Copy all of the material exactly. Pictures are not to appear in the copy.

** begin **

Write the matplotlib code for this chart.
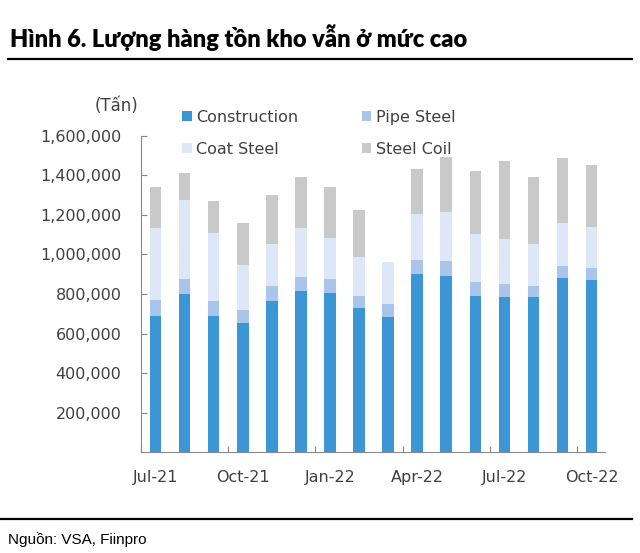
import matplotlib
matplotlib.use('Agg')
import matplotlib.pyplot as plt
import numpy as np
from matplotlib.ticker import FuncFormatter

########################################################################
### data ###
########################################################################

months = ['Jul-21', 'Aug-21', 'Sep-21', 'Oct-21', 'Nov-21', 'Dec-21',
          'Jan-22', 'Feb-22', 'Mar-22', 'Apr-22', 'May-22', 'Jun-22',
          'Jul-22', 'Aug-22', 'Sep-22', 'Oct-22']

construction = [690700, 798600, 687400, 653700, 764900, 815400, 805300, 729500,
                684000, 899600, 889500, 790100, 783400, 783400, 882800, 871000]
pipe_steel = [81000, 79000, 77500, 67000, 74000, 72000, 71000, 60500,
              64000, 72500, 76000, 72500, 67500, 59000, 60500, 60500]
coat_steel = [362000, 399000, 342000, 224000, 215500, 244000, 209000, 195500,
              215500, 232500, 251000, 239000, 225700, 210500, 217500, 209000]
steel_coil = [209000, 133000, 163500, 212000, 246000, 259500, 256000, 237500,
              0, 227500, 278000, 320000, 396000, 338700, 327000, 313500]

yticks = [200000, 400000, 600000, 800000, 1000000, 1200000, 1400000, 1600000]

########################################################################
### plot ###
########################################################################

c_con = '#3b96d5'
c_pipe = '#a9c5ec'
c_coat = '#dde7f8'
c_coil = '#c9c9c9'
txt = '#404040'

fig = plt.figure(figsize=(6.4, 5.53), dpi=100)
ax = fig.add_axes([141/640, 1-452.3/553, 464/640, (452.3-135.7)/553])

x = np.arange(len(months))
w = 0.4
b1 = np.array(construction)
b2 = b1 + np.array(pipe_steel)
b3 = b2 + np.array(coat_steel)

ax.bar(x, construction, w, color=c_con, label='Construction')
ax.bar(x, pipe_steel, w, bottom=b1, color=c_pipe, label='Pipe Steel')
ax.bar(x, coat_steel, w, bottom=b2, color=c_coat, label='Coat Steel')
ax.bar(x, steel_coil, w, bottom=b3, color=c_coil, label='Steel Coil')

ax.set_xlim(-0.5, 15.46)
ax.set_ylim(0, 1600000)

ax.set_yticks(yticks)
ax.yaxis.set_major_formatter(FuncFormatter(lambda v, p: f'{int(v):,}'))
ax.set_xticks(x[::3] - 0.5)
ax.set_xticklabels([])
ax.set_xticks(x[::3], minor=True)
ax.set_xticklabels(months[::3], minor=True)

ax.tick_params(axis='y', direction='in', length=4, color='#888888',
               labelsize=11.5, labelcolor=txt, pad=14)
ax.tick_params(axis='x', which='major', direction='in', length=4, color='#888888')
ax.tick_params(axis='x', which='minor', length=0, labelsize=11.5,
               labelcolor=txt, pad=13)

for s in ['top', 'right']:
    ax.spines[s].set_visible(False)
for s in ['left', 'bottom']:
    ax.spines[s].set_color('#888888')

h, l = ax.get_legend_handles_labels()
order = [0, 2, 1, 3]
ax.legend([h[i] for i in order], [l[i] for i in order], ncol=2,
          loc='upper left', bbox_to_anchor=(182/640, 1-110/553),
          bbox_transform=fig.transFigure, frameon=False,
          fontsize=11.5, labelcolor=txt, handlelength=0.6, handleheight=0.6,
          handletextpad=0.3, columnspacing=3.95, labelspacing=1.05,
          borderaxespad=0, borderpad=0)

fig.text(117/640, 1-106/553, '(Tấn)', ha='center', va='center',
         fontsize=12, color=txt)

# title and source
fig.text(10/640, 1-38/553, 'Hình 6. Lượng hàng tồn kho vẫn ở mức cao',
         fontsize=17, fontweight='heavy', va='center', ha='left',
         family=['Lato', 'DejaVu Sans'])
fig.add_artist(plt.Line2D([8/640, 632/640], [1-59/553, 1-59/553],
                          color='black', lw=1.6, transform=fig.transFigure))
fig.add_artist(plt.Line2D([0, 632/640], [1-519/553, 1-519/553],
                          color='black', lw=1.6, transform=fig.transFigure))
fig.text(8/640, 1-540/553, 'Nguồn: VSA, Fiinpro', fontsize=11,
         va='center', ha='left', family=['Liberation Sans', 'DejaVu Sans'])

fig.savefig('out.png', dpi=100)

** end **

**Reply to the exercise:**
Write the matplotlib code for this chart.
import matplotlib
matplotlib.use('Agg')
import matplotlib.pyplot as plt
import numpy as np
from matplotlib.ticker import FuncFormatter

########################################################################
### data ###
########################################################################

months = ['Jul-21', 'Aug-21', 'Sep-21', 'Oct-21', 'Nov-21', 'Dec-21',
          'Jan-22', 'Feb-22', 'Mar-22', 'Apr-22', 'May-22', 'Jun-22',
          'Jul-22', 'Aug-22', 'Sep-22', 'Oct-22']

construction = [690700, 798600, 687400, 653700, 764900, 815400, 805300, 729500,
                684000, 899600, 889500, 790100, 783400, 783400, 882800, 871000]
pipe_steel = [81000, 79000, 77500, 67000, 74000, 72000, 71000, 60500,
              64000, 72500, 76000, 72500, 67500, 59000, 60500, 60500]
coat_steel = [362000, 399000, 342000, 224000, 215500, 244000, 209000, 195500,
              215500, 232500, 251000, 239000, 225700, 210500, 217500, 209000]
steel_coil = [209000, 133000, 163500, 212000, 246000, 259500, 256000, 237500,
              0, 227500, 278000, 320000, 396000, 338700, 327000, 313500]

yticks = [200000, 400000, 600000, 800000, 1000000, 1200000, 1400000, 1600000]

########################################################################
### plot ###
########################################################################

c_con = '#3b96d5'
c_pipe = '#a9c5ec'
c_coat = '#dde7f8'
c_coil = '#c9c9c9'
txt = '#404040'

fig = plt.figure(figsize=(6.4, 5.53), dpi=100)
ax = fig.add_axes([141/640, 1-452.3/553, 464/640, (452.3-135.7)/553])

x = np.arange(len(months))
w = 0.4
b1 = np.array(construction)
b2 = b1 + np.array(pipe_steel)
b3 = b2 + np.array(coat_steel)

ax.bar(x, construction, w, color=c_con, label='Construction')
ax.bar(x, pipe_steel, w, bottom=b1, color=c_pipe, label='Pipe Steel')
ax.bar(x, coat_steel, w, bottom=b2, color=c_coat, label='Coat Steel')
ax.bar(x, steel_coil, w, bottom=b3, color=c_coil, label='Steel Coil')

ax.set_xlim(-0.5, 15.46)
ax.set_ylim(0, 1600000)

ax.set_yticks(yticks)
ax.yaxis.set_major_formatter(FuncFormatter(lambda v, p: f'{int(v):,}'))
ax.set_xticks(x[::3] - 0.5)
ax.set_xticklabels([])
ax.set_xticks(x[::3], minor=True)
ax.set_xticklabels(months[::3], minor=True)

ax.tick_params(axis='y', direction='in', length=4, color='#888888',
               labelsize=11.5, labelcolor=txt, pad=14)
ax.tick_params(axis='x', which='major', direction='in', length=4, color='#888888')
ax.tick_params(axis='x', which='minor', length=0, labelsize=11.5,
               labelcolor=txt, pad=13)

for s in ['top', 'right']:
    ax.spines[s].set_visible(False)
for s in ['left', 'bottom']:
    ax.spines[s].set_color('#888888')

h, l = ax.get_legend_handles_labels()
order = [0, 2, 1, 3]
ax.legend([h[i] for i in order], [l[i] for i in order], ncol=2,
          loc='upper left', bbox_to_anchor=(182/640, 1-110/553),
          bbox_transform=fig.transFigure, frameon=False,
          fontsize=11.5, labelcolor=txt, handlelength=0.6, handleheight=0.6,
          handletextpad=0.3, columnspacing=3.95, labelspacing=1.05,
          borderaxespad=0, borderpad=0)

fig.text(117/640, 1-106/553, '(Tấn)', ha='center', va='center',
         fontsize=12, color=txt)

# title and source
fig.text(10/640, 1-38/553, 'Hình 6. Lượng hàng tồn kho vẫn ở mức cao',
         fontsize=17, fontweight='heavy', va='center', ha='left',
         family=['Lato', 'DejaVu Sans'])
fig.add_artist(plt.Line2D([8/640, 632/640], [1-59/553, 1-59/553],
                          color='black', lw=1.6, transform=fig.transFigure))
fig.add_artist(plt.Line2D([0, 632/640], [1-519/553, 1-519/553],
                          color='black', lw=1.6, transform=fig.transFigure))
fig.text(8/640, 1-540/553, 'Nguồn: VSA, Fiinpro', fontsize=11,
         va='center', ha='left', family=['Liberation Sans', 'DejaVu Sans'])

fig.savefig('out.png', dpi=100)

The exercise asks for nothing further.